▽

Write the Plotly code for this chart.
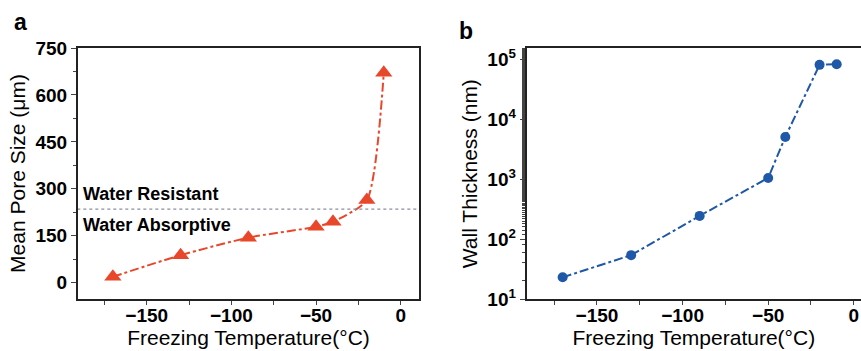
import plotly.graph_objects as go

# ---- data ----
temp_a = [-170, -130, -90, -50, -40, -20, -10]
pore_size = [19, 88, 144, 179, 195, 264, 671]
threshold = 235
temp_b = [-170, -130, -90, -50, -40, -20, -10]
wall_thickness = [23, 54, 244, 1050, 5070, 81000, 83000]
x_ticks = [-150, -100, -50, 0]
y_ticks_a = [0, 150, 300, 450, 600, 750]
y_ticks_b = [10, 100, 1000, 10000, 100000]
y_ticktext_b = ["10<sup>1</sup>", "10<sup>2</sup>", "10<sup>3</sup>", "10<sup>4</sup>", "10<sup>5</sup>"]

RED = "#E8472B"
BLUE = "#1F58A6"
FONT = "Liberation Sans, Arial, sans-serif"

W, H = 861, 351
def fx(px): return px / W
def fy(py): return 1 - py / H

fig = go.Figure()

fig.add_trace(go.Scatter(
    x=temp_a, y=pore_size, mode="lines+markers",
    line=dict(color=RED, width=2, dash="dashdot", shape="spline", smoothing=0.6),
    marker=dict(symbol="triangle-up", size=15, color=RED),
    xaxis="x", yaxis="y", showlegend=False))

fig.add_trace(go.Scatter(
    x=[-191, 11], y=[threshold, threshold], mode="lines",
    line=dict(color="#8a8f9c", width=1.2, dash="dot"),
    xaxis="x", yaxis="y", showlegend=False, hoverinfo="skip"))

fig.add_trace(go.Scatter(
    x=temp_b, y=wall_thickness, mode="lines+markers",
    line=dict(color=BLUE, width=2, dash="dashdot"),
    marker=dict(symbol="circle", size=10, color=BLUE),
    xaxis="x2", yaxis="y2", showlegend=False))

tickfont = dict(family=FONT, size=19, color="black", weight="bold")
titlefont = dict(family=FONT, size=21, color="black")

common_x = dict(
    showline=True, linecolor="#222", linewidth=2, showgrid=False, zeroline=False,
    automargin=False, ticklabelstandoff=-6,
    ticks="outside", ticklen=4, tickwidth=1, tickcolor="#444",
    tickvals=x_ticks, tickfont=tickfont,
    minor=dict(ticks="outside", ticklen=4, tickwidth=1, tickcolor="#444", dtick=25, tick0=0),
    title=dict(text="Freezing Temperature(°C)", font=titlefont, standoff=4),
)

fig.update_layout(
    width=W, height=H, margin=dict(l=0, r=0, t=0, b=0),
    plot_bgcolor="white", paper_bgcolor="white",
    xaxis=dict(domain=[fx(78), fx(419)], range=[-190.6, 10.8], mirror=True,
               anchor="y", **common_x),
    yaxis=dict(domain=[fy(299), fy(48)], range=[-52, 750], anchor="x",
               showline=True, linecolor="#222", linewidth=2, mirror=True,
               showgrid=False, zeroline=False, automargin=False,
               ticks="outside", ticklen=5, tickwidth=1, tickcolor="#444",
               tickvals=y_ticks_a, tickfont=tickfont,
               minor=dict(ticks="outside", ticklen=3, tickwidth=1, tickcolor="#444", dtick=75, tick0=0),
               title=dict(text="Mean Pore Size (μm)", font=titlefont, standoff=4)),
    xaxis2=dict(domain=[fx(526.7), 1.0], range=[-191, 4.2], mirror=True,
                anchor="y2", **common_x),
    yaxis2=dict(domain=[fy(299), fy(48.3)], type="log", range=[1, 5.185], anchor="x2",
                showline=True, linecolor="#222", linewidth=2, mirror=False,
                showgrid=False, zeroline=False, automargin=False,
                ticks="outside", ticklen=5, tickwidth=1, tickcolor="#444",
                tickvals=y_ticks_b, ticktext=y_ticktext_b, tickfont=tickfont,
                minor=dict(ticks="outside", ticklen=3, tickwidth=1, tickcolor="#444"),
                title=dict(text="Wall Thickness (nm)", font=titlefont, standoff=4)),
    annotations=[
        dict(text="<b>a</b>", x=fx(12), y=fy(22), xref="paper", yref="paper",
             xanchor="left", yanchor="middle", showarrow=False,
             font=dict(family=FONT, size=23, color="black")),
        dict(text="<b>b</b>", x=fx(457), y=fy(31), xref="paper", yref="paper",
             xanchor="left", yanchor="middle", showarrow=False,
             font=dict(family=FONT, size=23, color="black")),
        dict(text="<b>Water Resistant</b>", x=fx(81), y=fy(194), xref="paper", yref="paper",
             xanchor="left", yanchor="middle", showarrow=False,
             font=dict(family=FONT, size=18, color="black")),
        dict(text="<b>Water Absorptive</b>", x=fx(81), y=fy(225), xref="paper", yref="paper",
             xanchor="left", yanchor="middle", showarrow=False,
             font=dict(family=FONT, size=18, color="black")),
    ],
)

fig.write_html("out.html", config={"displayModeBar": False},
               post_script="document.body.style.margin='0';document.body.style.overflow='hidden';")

△
▽

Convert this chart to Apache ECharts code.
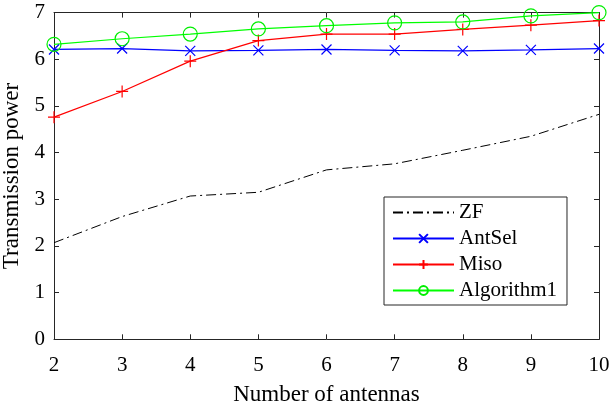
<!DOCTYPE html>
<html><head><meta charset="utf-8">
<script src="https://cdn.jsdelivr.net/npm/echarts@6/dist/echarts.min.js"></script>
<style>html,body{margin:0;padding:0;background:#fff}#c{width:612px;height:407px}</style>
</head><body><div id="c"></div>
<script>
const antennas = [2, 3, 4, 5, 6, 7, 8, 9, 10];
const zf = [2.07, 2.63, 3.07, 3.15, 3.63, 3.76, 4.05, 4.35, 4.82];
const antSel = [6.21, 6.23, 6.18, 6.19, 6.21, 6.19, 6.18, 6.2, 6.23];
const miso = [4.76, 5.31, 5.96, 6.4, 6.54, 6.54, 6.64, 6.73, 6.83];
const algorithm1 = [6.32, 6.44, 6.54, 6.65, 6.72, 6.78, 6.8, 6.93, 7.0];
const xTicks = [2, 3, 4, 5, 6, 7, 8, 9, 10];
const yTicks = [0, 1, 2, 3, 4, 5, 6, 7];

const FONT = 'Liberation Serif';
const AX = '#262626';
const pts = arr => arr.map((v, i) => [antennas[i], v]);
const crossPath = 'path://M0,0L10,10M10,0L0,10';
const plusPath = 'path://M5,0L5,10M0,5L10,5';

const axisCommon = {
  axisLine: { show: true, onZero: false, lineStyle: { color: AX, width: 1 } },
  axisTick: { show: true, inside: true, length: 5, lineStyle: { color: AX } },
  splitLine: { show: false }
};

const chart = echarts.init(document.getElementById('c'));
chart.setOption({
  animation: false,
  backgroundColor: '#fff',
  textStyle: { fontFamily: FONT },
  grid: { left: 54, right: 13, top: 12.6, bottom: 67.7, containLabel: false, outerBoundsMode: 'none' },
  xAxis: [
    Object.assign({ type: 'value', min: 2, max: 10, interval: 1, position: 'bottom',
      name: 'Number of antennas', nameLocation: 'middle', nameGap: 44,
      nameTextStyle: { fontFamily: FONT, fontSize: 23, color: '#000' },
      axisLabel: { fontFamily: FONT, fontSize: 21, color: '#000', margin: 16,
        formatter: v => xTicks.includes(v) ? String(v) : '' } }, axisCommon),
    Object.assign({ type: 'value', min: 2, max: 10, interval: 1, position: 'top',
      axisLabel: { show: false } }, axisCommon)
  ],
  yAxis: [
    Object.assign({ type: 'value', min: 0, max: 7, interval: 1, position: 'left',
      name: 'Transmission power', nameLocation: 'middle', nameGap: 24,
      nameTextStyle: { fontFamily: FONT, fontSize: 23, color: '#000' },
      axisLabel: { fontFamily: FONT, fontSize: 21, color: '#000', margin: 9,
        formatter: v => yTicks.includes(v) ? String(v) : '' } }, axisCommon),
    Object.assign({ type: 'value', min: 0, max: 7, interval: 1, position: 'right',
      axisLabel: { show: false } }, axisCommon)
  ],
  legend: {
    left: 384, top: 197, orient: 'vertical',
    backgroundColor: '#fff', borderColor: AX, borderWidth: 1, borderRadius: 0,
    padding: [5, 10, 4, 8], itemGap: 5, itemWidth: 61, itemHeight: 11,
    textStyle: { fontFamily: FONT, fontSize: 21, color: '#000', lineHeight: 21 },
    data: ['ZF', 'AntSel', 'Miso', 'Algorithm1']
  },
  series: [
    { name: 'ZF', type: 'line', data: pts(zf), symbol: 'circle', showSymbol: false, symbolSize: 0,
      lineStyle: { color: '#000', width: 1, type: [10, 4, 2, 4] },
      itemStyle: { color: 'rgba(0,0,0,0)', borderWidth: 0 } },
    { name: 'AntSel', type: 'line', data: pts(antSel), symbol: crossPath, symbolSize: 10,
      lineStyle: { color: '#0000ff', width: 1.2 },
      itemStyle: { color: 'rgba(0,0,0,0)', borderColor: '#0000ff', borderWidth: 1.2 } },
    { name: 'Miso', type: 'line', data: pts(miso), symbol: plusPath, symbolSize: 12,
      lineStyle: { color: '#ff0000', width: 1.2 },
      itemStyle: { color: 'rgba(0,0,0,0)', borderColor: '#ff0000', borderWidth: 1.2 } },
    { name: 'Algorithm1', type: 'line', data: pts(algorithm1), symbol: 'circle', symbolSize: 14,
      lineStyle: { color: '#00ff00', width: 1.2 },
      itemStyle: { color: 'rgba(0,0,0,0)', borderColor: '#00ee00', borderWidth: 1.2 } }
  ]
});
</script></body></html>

△
▽

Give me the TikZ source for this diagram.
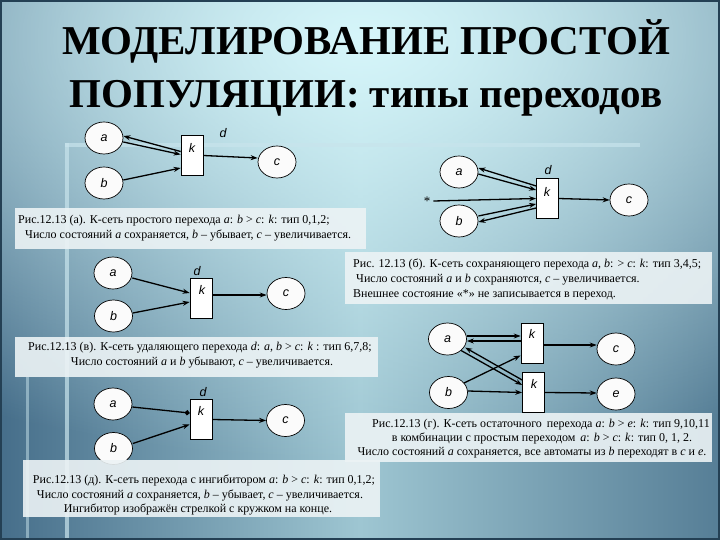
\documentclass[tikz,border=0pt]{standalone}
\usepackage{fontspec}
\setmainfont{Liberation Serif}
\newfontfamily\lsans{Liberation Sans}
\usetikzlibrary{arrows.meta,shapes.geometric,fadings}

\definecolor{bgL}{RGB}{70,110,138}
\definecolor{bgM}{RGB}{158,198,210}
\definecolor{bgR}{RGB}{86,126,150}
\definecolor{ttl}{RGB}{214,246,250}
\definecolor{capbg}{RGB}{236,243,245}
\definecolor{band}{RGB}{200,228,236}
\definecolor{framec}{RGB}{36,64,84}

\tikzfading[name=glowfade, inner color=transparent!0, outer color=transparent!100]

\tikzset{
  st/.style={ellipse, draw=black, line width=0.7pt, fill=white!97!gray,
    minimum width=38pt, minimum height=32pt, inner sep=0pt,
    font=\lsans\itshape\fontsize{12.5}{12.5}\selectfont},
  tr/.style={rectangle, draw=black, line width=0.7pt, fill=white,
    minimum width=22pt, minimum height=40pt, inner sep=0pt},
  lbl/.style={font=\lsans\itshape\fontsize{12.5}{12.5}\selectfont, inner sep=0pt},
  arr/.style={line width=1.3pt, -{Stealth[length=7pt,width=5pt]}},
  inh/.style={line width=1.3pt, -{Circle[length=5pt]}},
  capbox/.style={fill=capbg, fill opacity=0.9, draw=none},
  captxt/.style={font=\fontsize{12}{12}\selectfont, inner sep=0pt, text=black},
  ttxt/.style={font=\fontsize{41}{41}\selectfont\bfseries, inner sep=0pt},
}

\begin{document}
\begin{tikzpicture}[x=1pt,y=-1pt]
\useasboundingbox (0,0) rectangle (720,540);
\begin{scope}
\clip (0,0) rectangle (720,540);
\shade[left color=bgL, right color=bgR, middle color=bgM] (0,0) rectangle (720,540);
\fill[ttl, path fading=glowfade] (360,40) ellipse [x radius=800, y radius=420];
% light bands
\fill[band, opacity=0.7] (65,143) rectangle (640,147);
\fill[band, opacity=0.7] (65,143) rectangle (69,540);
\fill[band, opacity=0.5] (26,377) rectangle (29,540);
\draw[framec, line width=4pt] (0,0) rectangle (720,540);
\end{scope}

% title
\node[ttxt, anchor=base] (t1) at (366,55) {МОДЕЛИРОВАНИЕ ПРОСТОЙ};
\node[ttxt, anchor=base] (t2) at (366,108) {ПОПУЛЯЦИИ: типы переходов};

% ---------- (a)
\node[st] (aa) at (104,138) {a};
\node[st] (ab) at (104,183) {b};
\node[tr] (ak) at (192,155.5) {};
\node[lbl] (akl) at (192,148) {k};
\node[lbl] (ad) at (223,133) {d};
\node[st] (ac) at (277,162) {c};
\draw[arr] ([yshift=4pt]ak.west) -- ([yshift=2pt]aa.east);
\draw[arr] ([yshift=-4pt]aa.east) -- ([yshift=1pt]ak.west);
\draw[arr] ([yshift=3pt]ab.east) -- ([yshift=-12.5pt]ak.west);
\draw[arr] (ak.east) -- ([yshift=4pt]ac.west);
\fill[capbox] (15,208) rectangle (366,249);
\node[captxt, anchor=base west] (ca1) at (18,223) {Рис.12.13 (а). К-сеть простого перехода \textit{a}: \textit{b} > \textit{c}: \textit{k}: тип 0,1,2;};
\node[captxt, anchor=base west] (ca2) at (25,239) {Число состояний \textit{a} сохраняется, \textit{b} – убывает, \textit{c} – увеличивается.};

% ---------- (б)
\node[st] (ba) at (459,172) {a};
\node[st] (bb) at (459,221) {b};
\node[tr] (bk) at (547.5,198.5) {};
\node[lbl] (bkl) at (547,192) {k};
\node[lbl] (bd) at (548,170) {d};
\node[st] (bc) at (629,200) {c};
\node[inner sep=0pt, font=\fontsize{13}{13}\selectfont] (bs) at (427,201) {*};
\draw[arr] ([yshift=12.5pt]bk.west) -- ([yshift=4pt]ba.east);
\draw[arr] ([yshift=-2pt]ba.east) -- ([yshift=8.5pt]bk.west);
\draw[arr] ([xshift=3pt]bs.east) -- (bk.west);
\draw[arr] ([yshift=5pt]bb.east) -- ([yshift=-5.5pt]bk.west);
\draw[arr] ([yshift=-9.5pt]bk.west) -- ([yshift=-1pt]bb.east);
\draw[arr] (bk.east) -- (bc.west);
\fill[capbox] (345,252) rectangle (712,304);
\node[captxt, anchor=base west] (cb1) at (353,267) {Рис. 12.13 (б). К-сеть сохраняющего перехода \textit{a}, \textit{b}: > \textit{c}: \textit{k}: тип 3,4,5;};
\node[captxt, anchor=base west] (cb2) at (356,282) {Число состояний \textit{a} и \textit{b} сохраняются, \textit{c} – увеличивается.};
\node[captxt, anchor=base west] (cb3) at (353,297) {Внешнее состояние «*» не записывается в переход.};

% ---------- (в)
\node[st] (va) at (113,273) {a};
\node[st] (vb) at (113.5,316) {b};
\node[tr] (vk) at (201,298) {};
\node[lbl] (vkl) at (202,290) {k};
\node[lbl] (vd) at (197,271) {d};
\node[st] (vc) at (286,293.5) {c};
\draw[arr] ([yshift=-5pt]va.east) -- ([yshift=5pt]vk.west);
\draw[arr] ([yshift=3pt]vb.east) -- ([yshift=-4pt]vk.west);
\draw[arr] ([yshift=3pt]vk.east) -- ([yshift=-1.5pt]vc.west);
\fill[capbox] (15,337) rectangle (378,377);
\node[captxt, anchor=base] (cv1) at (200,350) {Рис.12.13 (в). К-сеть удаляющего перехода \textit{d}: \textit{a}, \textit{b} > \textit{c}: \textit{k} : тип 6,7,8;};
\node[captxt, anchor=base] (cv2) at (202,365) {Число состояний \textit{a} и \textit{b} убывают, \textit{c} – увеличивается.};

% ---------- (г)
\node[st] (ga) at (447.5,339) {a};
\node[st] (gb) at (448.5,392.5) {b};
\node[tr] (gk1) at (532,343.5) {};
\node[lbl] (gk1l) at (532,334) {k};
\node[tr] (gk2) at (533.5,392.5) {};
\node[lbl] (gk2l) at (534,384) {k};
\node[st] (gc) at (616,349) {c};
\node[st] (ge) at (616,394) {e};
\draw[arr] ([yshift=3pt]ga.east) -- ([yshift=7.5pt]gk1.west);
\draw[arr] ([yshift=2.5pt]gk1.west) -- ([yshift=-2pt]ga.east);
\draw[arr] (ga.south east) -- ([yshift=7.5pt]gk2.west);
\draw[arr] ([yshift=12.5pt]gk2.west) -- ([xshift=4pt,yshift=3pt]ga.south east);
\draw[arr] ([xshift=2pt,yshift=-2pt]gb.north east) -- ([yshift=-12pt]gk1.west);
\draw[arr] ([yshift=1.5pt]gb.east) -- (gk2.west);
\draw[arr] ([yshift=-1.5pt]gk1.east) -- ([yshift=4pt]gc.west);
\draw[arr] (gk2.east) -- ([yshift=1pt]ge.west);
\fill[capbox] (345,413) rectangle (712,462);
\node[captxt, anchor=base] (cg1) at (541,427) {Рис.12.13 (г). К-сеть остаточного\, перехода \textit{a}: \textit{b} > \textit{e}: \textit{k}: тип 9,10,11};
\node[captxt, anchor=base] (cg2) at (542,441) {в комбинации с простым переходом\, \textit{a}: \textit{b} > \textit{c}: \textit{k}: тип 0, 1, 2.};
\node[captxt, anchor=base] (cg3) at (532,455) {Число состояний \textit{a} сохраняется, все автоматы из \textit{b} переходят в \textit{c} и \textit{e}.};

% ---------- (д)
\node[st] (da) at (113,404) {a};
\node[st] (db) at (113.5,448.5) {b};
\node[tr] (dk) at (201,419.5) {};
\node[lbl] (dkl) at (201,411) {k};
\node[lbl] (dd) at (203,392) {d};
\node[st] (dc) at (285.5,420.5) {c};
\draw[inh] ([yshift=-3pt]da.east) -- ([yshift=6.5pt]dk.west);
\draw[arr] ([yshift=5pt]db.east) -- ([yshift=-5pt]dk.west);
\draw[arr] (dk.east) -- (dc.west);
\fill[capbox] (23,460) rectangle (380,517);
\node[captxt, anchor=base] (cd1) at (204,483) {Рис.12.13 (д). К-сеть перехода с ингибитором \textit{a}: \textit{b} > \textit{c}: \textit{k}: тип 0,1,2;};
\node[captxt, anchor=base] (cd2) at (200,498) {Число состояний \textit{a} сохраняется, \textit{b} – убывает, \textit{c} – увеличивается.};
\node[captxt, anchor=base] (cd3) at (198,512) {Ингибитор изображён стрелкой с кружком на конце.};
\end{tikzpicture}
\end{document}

△

• **Request**: Give back only the lines from the one holding "Write the Plotly code for this chart." through the one holding "import plotly.graph_objects as go", both kept, exactly as written. Omit the images.

• **Response to this task**:
Write the Plotly code for this chart.
import plotly.graph_objects as go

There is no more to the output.